Did anyone visit the New Amsterdam Town Hall and have a public consultation with the people on the 2013 Budget? Did they visit the Albion or the Skeldon Community Centres and consult the people on what they want in the Budget? Did they discuss the budget with the people in Demerara or Essequibo? Was anyone consulted in Georgetown?
It is clear that the insensitive administration is not interested in consulting anyone (not even their own members and supporters) other than themselves, on issues of concern to the citizens.
For instance, rather than misleading the United Nations and the Parliament of Guyana, the Presidential Advisor on Governance, Ms. Gail Teixeira should have advised her colleagues to reach out and consult Guyanese on the budget.
Rather than accusing the opposition of being racist because they have exposed the PPP regime for supporting a foreign contractor who refused to hire Guyanese workers to build the Marriott Hotel, Ms. Teixeira should use her high office to make sure that Guyanese workers are not discriminated against by such contractors.

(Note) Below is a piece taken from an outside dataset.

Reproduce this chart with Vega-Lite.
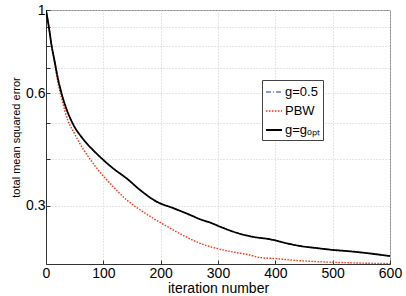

She can better serve the nation by listening to the plight of the people and use her office to do something about it. Rather than speaking fluff in Parliament constantly, Ms. Teixeira should use her position as the PPP Chief Whip to make sure that the masses and not only the wealthy receive adequate benefits from the budget.
This PPP Government has spent over two trillion dollars since the Jagdeo/Ramotar administrations took power from the Jagans, and it is clear that they are asking the people to carry this heavy burden, but they do not want to be accountable to them.

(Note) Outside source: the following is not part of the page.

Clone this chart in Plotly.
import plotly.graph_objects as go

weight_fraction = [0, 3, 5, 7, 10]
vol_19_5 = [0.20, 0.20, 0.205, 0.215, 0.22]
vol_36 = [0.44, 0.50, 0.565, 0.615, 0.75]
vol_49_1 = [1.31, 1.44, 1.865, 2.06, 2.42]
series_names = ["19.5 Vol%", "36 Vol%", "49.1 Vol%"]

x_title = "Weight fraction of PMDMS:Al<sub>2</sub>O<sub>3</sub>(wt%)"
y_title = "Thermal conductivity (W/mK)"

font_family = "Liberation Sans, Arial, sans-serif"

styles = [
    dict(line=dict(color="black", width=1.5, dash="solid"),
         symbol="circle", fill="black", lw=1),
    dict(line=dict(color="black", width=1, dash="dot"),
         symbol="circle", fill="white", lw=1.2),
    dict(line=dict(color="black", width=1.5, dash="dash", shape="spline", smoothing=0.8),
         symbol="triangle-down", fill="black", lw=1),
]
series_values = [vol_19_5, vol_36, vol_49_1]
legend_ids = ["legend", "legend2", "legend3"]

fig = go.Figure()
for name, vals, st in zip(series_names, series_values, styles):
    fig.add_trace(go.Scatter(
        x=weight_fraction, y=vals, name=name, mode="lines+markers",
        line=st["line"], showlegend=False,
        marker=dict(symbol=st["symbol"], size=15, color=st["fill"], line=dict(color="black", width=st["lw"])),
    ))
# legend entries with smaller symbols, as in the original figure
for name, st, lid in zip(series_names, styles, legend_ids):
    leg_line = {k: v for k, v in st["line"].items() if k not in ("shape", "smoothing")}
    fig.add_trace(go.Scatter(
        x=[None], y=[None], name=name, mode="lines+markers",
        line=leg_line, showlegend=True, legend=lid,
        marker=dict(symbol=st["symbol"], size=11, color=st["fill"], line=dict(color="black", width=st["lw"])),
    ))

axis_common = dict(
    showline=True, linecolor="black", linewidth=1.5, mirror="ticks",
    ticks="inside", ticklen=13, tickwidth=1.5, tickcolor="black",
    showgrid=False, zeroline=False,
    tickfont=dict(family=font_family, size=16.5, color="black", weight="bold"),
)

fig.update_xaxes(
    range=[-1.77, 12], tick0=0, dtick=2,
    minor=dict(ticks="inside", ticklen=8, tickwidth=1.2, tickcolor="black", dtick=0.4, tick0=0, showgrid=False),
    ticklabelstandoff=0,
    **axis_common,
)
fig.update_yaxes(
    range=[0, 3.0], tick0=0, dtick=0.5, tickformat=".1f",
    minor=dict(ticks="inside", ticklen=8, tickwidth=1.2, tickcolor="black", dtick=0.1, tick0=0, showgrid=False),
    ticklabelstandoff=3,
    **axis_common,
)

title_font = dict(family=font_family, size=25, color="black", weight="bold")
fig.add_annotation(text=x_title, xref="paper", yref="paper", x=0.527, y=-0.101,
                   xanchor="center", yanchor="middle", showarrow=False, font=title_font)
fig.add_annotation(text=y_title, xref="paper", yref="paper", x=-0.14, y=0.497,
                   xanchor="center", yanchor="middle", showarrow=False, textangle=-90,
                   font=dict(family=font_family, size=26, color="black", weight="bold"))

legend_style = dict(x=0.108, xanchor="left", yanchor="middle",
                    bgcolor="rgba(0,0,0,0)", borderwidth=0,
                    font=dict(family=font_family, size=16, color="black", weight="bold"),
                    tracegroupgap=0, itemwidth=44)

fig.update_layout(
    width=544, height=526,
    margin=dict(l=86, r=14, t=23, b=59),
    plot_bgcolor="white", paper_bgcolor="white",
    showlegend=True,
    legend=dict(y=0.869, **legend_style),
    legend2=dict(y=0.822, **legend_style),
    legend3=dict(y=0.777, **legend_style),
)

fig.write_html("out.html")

Only the PPP cronies have a monopoly on new ideas for economic and human development.
What a human development tragedy that the Marriott Hotel is being built with 100% foreign labour! This project is a shameful abuse of the principle of good governance and to all Guyanese.
It is the duty of the government to spend the taxpayers’ money on all the people. However, when it comes to bringing the benefits to those on the lower tiers, it is way below the expected level of satisfaction and nothing is being done to improve the situation. This happens in all the services: namely education, healthcare, sanitation, water, power, road, drainage, agriculture and many other areas of societal importance. Even in the procuring of a house-lot, the citizens have to struggle; most despicable indeed.
A Government is responsible for bringing smiles to the faces of the people if it can enact the appropriate policies, laws and facilitating societal transformation; and not steal the people’s resources.
More than 280,000 persons who exist below the poverty line face the most difficult challenge to uplift their lives, but the administration has so far done nothing substantial to help them.
Our GDP should be growing at 8%; rather, we continue to grow at 4% thus placing thousands more into the army of the poor. This government needs to focus immediately on:
1. Value added agriculture and food processing (rice cereals, packaged rice cakes, tinned rice pudding, more packaged sugar, bio-energy, agro-tourism, packages and chopped fruits and vegetables for the export market);
2. Reliable and quality electric power, surface transport and infrastructure for all parts of the country;
3. Education and Healthcare for all;
4. Private Sector-driven Information and Communication Technology; and
5. Strategic sectors such as ethanol production, a deep water harbour; the road to Brazil; oil production; and job creation at the basic level (the AFC in its Action Plan recommended creating 5,000 jobs immediately to clean Guyana up).
Implementation of these programmes in an integrated way and in a timely manner, and in a cost effective fashion, will help Guyana turn the corner on our creeping human development disaster. The question is, can the PPP do it?